* Begin *

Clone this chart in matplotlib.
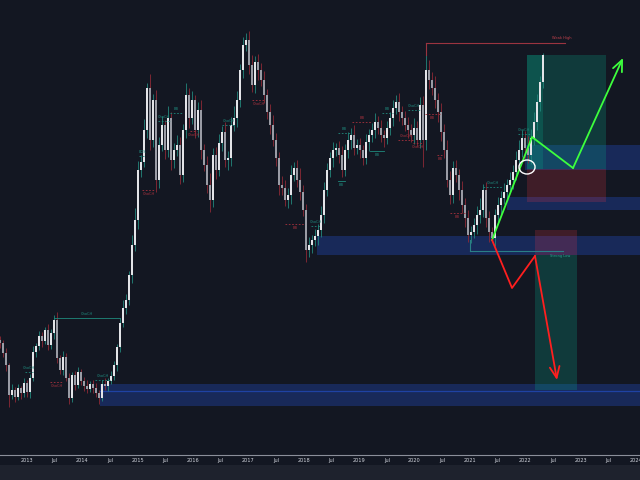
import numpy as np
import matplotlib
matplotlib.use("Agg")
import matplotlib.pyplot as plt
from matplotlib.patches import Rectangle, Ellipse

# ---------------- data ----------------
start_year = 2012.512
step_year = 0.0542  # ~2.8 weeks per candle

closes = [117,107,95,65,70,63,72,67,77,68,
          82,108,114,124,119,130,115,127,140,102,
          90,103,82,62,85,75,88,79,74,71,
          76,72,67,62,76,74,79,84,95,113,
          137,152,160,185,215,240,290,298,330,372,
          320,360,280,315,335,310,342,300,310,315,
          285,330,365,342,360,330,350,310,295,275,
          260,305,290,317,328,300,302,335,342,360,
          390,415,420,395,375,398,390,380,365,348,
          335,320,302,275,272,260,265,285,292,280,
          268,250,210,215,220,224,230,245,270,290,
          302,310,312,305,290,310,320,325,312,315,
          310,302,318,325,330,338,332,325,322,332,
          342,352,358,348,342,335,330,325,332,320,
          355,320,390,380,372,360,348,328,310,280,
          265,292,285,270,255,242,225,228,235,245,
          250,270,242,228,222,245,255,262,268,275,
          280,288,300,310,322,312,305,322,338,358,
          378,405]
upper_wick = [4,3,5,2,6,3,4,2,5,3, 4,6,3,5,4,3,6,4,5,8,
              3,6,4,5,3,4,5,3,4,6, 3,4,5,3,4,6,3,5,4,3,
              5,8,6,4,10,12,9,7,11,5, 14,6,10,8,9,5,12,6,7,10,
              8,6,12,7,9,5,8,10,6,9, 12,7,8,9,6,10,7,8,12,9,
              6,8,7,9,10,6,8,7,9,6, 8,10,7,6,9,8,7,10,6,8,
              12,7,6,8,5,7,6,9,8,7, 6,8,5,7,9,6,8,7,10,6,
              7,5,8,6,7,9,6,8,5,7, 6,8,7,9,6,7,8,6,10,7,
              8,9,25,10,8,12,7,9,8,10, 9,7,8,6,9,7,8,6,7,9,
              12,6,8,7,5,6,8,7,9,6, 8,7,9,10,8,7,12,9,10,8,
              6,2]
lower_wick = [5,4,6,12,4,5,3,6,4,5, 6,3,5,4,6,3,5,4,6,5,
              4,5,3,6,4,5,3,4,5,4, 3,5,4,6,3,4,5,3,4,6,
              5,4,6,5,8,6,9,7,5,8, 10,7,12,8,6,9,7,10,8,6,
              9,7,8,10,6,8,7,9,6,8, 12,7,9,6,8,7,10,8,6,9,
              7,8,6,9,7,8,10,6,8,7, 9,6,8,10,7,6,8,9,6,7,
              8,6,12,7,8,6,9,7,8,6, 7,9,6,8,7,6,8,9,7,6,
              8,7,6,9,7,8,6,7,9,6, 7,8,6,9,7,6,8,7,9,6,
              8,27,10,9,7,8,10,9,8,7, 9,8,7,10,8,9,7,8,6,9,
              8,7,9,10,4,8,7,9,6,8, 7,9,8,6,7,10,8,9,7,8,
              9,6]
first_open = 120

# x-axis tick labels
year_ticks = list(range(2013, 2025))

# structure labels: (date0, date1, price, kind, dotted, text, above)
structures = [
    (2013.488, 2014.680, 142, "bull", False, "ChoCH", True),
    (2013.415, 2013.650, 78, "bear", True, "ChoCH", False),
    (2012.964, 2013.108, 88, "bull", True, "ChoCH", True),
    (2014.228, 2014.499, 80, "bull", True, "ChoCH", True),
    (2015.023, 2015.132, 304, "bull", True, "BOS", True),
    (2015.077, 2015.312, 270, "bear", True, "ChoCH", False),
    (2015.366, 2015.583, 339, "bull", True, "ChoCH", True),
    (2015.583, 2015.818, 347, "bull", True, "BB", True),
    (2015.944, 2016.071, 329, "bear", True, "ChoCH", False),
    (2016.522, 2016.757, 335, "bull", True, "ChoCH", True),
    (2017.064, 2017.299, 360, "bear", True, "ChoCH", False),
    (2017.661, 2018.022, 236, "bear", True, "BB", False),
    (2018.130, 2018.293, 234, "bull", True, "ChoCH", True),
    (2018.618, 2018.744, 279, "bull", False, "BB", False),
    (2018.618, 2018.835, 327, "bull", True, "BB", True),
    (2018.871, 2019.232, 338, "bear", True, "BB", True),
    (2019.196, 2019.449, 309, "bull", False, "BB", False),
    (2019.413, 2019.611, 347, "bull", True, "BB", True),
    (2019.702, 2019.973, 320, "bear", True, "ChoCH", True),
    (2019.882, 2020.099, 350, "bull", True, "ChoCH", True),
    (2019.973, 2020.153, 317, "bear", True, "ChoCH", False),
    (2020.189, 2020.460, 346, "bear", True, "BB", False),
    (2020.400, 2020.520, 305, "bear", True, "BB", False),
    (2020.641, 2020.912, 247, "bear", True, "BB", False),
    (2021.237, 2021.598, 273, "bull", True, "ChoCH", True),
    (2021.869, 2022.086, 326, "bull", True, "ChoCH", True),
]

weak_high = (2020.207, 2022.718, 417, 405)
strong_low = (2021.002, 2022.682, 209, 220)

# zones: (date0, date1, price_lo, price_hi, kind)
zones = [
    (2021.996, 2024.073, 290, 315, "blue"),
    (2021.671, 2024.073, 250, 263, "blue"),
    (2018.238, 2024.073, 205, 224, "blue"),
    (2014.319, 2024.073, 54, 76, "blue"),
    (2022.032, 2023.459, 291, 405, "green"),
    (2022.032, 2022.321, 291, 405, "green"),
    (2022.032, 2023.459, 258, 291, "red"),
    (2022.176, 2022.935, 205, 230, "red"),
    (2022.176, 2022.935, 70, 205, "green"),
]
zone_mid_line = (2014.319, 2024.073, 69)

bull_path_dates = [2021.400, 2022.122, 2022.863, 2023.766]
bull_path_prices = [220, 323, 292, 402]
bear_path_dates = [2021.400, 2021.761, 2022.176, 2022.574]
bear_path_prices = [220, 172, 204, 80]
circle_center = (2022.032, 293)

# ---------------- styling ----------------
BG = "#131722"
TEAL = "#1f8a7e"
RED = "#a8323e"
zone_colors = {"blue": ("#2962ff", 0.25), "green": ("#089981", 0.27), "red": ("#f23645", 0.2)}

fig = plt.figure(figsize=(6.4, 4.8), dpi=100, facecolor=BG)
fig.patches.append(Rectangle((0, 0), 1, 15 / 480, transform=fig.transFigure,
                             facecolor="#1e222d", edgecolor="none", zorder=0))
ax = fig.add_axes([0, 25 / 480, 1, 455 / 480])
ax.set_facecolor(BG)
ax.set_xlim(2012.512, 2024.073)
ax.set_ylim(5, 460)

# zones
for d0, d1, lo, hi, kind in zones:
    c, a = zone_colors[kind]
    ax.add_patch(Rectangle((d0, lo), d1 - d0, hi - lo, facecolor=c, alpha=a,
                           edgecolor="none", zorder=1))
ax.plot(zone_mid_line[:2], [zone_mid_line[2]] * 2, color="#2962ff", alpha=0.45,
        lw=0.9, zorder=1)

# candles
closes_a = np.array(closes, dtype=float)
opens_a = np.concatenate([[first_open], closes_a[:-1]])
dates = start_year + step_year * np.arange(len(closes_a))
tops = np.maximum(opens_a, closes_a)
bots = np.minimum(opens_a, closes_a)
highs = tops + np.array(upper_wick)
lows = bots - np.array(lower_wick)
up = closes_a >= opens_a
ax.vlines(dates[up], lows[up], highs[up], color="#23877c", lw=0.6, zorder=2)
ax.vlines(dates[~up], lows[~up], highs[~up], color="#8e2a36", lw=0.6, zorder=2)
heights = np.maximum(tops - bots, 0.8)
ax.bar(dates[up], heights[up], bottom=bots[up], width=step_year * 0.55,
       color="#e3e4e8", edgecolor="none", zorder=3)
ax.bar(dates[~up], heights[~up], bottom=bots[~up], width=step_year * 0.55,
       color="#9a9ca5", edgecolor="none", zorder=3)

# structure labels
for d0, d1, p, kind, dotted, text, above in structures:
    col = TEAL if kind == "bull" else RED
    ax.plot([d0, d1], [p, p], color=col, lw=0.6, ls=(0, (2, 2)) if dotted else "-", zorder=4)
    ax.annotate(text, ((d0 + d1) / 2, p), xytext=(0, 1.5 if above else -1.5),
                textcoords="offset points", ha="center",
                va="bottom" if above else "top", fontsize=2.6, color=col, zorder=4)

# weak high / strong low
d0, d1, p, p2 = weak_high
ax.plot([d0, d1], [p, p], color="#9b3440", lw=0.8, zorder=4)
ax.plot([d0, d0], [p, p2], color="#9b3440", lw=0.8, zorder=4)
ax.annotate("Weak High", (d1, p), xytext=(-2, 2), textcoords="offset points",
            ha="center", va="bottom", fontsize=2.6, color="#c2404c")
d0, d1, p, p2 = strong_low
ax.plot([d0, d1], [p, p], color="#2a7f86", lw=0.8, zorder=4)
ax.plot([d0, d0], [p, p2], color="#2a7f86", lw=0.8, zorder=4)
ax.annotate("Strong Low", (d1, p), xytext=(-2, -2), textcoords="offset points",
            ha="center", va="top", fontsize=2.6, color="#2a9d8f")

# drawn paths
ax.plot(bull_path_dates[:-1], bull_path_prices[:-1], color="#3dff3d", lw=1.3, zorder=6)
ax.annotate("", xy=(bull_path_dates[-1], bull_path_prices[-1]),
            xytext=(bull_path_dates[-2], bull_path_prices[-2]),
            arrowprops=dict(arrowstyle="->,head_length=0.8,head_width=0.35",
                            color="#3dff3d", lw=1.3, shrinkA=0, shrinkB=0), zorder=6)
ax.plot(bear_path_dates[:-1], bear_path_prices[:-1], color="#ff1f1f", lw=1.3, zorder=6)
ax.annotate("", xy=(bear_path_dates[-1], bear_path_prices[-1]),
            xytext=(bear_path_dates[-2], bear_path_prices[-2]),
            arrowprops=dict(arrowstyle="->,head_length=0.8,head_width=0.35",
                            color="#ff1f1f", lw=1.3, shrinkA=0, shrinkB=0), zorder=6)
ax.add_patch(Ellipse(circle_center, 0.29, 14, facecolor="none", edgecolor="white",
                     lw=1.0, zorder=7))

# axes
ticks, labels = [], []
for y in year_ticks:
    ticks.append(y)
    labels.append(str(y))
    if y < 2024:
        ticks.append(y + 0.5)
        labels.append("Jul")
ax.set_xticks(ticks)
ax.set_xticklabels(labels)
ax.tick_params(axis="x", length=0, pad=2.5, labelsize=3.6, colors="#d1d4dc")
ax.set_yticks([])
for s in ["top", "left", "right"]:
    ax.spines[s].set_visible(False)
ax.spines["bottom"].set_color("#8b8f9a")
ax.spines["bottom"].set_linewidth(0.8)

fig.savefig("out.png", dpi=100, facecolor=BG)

* End *

◆ Problem to solve
Repeat the lines above, starting at the first and stopping after the line that holds "step_year = 0.0542", with the pictures left out.

◆ Solution to this task
Clone this chart in matplotlib.
import numpy as np
import matplotlib
matplotlib.use("Agg")
import matplotlib.pyplot as plt
from matplotlib.patches import Rectangle, Ellipse

# ---------------- data ----------------
start_year = 2012.512
step_year = 0.0542  # ~2.8 weeks per candle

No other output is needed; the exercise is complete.